Provided data:
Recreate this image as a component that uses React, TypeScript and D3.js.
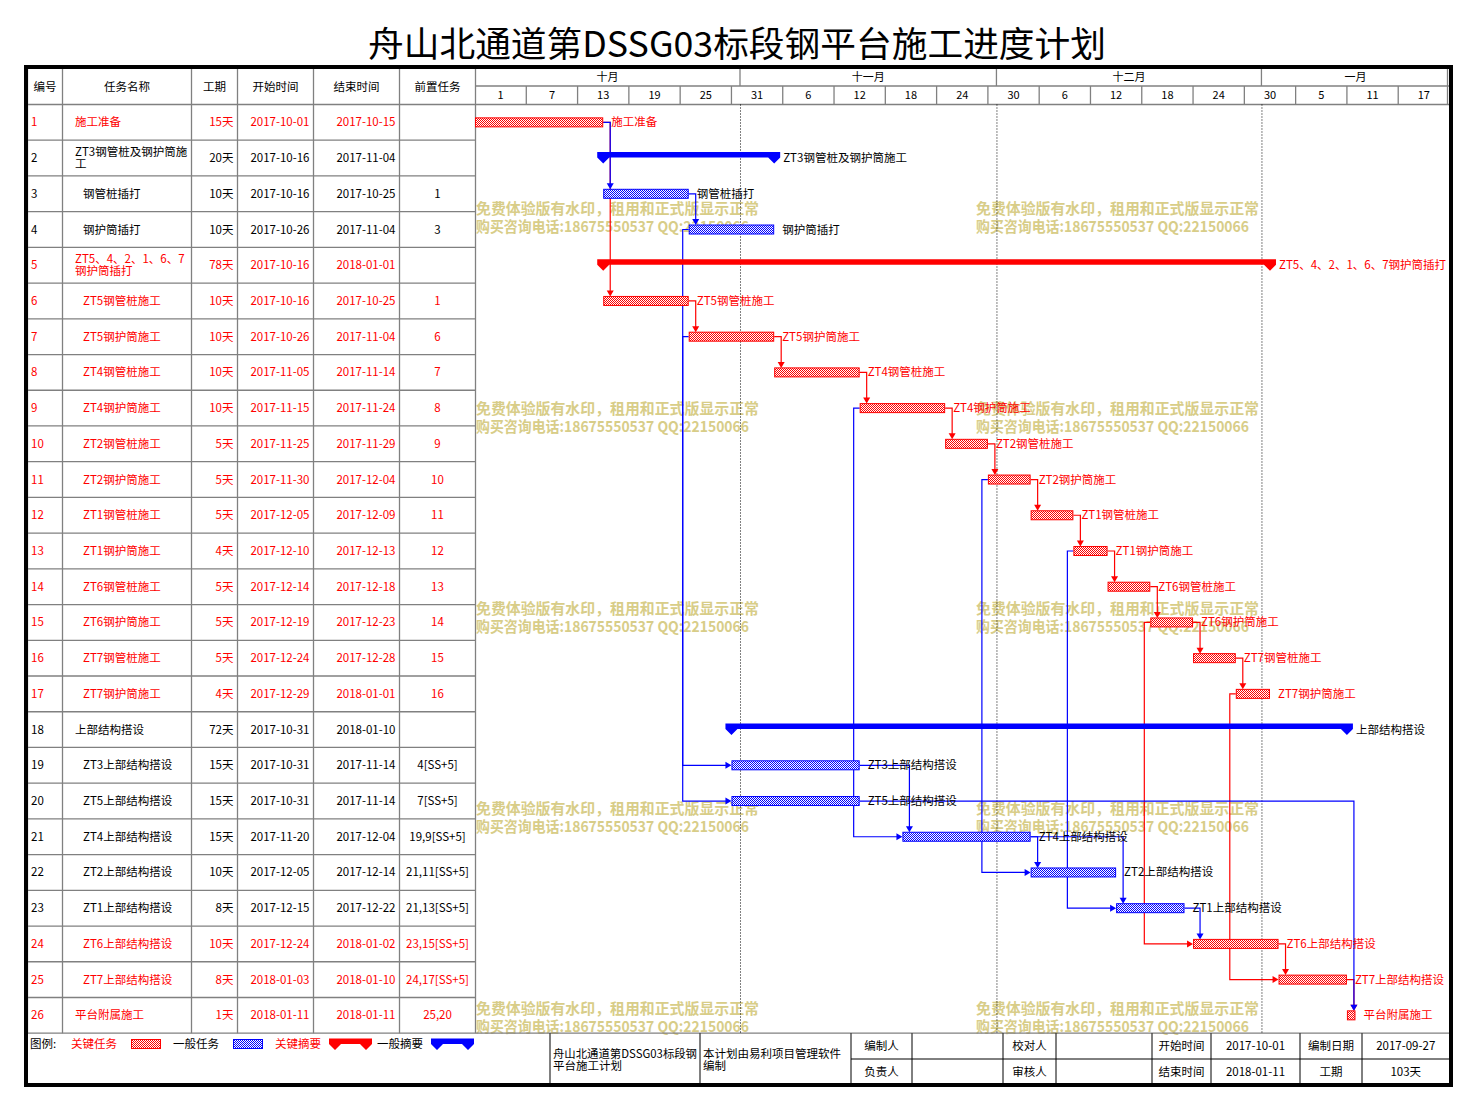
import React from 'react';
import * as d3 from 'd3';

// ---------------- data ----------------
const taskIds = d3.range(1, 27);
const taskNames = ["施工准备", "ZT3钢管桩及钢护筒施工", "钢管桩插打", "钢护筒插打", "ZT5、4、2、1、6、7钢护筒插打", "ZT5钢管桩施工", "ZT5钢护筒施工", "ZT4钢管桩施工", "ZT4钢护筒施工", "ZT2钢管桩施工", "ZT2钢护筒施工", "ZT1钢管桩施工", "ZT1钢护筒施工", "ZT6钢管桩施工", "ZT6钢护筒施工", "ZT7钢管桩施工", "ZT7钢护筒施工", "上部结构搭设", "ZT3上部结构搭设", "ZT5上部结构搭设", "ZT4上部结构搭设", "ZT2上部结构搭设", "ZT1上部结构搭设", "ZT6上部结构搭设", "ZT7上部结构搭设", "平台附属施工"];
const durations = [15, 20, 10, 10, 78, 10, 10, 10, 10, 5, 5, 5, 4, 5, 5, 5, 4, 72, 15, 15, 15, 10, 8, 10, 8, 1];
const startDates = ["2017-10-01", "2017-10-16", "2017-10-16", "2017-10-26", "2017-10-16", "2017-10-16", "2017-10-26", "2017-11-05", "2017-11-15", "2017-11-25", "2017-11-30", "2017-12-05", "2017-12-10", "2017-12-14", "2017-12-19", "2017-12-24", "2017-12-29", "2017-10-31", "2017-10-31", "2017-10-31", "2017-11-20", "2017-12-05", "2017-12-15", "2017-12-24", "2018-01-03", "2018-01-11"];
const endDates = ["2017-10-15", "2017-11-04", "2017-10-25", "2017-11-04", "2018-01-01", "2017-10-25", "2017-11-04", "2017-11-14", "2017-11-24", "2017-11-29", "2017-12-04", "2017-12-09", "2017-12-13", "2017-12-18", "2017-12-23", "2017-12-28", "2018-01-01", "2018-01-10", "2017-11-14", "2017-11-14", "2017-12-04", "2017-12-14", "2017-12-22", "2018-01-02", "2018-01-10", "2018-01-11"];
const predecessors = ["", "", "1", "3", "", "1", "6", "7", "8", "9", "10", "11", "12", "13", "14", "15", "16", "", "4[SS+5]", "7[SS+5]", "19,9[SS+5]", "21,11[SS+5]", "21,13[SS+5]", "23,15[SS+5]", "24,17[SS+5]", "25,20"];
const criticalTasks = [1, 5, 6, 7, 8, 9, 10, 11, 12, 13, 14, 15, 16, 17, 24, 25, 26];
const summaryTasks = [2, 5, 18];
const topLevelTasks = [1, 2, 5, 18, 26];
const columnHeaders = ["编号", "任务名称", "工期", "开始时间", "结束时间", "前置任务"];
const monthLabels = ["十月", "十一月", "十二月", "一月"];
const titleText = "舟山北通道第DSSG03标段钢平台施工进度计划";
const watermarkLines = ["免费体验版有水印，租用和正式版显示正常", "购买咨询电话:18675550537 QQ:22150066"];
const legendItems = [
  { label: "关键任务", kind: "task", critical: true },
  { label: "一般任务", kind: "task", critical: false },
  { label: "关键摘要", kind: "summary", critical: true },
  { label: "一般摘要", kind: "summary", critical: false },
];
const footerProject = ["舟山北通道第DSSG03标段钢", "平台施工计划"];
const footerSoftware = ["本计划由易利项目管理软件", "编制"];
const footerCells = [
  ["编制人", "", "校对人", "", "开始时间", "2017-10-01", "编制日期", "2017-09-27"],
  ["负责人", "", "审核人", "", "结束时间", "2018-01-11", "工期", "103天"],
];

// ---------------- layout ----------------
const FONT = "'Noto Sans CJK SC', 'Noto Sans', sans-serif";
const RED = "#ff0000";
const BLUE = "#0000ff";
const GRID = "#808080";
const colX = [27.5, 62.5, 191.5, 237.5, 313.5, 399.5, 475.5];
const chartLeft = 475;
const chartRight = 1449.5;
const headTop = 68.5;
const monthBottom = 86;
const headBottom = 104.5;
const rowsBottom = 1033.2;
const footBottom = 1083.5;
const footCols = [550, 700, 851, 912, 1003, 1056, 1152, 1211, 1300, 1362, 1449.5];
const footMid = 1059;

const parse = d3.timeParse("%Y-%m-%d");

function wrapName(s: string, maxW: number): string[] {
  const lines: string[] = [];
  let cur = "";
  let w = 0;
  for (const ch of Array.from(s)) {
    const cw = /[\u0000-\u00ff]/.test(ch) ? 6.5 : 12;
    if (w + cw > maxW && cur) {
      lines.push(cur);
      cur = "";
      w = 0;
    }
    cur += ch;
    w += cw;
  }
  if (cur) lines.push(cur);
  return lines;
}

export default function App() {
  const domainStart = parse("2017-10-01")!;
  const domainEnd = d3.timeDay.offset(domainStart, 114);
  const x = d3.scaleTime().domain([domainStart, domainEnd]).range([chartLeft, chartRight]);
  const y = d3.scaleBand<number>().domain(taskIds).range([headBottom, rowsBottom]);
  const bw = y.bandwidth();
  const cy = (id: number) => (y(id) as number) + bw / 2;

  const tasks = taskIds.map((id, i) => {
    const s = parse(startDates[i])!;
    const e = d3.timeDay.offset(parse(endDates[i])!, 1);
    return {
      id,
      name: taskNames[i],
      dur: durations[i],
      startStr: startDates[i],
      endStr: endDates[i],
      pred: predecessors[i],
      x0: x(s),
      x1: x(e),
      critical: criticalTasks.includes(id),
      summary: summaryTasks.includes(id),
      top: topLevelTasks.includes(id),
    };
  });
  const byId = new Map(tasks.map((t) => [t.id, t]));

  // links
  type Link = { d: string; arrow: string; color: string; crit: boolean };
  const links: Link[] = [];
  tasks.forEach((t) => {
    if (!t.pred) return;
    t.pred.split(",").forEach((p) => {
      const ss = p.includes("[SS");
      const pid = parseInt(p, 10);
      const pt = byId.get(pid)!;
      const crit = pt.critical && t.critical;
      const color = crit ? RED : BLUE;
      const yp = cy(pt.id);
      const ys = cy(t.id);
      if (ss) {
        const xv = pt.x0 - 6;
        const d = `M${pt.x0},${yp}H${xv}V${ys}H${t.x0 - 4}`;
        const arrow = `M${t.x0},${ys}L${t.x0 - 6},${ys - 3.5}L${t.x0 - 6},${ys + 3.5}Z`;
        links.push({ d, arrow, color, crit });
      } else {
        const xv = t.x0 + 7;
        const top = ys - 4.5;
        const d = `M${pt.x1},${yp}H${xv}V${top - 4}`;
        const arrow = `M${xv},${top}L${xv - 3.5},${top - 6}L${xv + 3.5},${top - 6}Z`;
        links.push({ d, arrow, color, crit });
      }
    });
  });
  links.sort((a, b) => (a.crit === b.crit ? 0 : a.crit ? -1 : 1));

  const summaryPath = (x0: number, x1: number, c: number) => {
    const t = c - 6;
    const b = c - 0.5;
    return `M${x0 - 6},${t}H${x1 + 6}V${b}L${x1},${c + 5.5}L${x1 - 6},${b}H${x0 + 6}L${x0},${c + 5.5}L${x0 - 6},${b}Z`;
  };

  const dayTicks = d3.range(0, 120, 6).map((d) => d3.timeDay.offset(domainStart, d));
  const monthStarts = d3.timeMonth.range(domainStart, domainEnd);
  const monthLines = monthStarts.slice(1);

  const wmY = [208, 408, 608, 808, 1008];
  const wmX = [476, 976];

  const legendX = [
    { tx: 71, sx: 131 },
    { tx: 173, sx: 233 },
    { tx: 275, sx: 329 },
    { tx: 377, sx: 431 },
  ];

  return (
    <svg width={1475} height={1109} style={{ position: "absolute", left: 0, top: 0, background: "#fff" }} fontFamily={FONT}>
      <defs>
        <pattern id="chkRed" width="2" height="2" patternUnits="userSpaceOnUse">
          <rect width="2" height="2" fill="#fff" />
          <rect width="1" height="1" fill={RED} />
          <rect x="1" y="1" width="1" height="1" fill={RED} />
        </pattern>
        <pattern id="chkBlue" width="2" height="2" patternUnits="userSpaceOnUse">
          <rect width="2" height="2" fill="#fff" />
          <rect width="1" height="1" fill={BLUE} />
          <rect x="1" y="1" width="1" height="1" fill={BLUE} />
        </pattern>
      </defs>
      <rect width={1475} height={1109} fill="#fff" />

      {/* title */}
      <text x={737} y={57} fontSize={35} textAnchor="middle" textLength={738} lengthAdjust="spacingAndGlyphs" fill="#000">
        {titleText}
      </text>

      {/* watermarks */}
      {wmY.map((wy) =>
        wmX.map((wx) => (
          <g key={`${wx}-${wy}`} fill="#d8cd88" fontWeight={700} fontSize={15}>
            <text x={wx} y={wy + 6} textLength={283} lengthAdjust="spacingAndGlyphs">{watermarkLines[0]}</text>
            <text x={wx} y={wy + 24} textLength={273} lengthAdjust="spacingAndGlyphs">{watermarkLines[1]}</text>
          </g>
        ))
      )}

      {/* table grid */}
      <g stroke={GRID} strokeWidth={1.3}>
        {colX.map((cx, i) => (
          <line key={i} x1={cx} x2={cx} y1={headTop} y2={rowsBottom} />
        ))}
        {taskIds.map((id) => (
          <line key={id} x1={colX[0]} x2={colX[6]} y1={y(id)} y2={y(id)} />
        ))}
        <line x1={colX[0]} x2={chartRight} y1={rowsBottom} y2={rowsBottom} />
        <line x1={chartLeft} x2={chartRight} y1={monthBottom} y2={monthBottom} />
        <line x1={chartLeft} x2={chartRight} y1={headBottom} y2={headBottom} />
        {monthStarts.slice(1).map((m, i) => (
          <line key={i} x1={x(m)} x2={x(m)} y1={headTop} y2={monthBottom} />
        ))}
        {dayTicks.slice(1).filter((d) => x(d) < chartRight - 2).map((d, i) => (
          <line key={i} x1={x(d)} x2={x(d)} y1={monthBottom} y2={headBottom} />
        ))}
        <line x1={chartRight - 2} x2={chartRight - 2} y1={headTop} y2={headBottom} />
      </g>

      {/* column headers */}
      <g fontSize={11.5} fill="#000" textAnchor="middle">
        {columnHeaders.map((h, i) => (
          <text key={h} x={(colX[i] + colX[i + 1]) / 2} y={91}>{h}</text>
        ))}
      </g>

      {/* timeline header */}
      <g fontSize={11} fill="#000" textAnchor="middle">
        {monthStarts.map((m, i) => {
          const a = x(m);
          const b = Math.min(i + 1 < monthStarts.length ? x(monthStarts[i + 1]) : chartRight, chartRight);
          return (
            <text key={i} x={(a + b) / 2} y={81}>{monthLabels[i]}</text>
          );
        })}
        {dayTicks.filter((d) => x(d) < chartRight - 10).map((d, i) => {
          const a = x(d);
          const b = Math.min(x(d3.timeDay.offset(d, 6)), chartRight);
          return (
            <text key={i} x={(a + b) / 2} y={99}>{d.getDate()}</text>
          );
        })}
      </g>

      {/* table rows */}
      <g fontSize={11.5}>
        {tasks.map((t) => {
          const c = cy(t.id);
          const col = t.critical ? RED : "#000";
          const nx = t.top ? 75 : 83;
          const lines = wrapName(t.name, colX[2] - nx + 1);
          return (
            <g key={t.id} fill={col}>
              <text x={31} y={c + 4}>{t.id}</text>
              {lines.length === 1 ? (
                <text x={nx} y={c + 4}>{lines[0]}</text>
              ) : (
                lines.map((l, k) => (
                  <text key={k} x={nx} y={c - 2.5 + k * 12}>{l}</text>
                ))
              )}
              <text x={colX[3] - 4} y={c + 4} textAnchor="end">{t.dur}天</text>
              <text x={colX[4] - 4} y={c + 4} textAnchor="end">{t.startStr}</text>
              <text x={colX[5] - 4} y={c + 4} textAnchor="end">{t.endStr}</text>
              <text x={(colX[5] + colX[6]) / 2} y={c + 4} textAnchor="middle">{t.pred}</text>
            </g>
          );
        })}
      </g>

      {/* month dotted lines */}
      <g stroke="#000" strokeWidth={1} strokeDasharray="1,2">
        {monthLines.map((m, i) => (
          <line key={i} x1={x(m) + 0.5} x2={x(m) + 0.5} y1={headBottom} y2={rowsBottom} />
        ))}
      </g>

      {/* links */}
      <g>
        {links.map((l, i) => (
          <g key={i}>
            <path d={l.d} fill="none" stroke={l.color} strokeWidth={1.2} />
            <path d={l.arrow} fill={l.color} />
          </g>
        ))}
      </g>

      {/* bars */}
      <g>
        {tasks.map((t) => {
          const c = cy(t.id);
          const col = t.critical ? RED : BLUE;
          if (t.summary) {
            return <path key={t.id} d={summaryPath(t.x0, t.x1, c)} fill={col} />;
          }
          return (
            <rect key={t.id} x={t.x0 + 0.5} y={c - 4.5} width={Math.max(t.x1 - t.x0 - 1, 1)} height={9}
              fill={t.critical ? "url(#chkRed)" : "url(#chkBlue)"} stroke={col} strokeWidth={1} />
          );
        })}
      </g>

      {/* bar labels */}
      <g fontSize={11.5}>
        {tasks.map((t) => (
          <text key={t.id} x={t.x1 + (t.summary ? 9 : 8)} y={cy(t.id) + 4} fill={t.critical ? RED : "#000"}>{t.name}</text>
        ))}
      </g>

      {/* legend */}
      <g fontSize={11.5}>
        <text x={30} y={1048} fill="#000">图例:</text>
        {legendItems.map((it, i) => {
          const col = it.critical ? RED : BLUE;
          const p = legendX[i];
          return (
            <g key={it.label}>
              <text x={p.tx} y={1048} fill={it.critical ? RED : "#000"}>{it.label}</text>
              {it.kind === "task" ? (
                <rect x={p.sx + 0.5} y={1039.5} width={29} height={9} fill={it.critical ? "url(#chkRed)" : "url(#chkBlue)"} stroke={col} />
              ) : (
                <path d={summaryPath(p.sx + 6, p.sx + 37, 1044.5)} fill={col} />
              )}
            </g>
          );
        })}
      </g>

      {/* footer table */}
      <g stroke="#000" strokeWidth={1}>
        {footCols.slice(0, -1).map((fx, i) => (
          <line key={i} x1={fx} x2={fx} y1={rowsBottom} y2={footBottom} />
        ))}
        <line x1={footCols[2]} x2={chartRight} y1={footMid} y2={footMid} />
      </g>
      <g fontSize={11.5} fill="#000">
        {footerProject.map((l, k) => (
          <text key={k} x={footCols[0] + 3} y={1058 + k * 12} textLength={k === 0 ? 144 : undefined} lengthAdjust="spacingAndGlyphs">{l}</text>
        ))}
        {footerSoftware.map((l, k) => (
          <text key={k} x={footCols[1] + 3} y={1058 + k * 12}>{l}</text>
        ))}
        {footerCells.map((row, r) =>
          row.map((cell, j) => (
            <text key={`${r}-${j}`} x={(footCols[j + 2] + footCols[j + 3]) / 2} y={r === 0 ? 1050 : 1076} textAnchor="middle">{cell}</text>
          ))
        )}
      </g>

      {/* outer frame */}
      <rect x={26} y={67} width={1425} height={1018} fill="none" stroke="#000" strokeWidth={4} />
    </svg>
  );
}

Work to be completed:
Copy out each line of the listing that holds "React".

Worked solution:
Recreate this image as a component that uses React, TypeScript and D3.js.
import React from 'react';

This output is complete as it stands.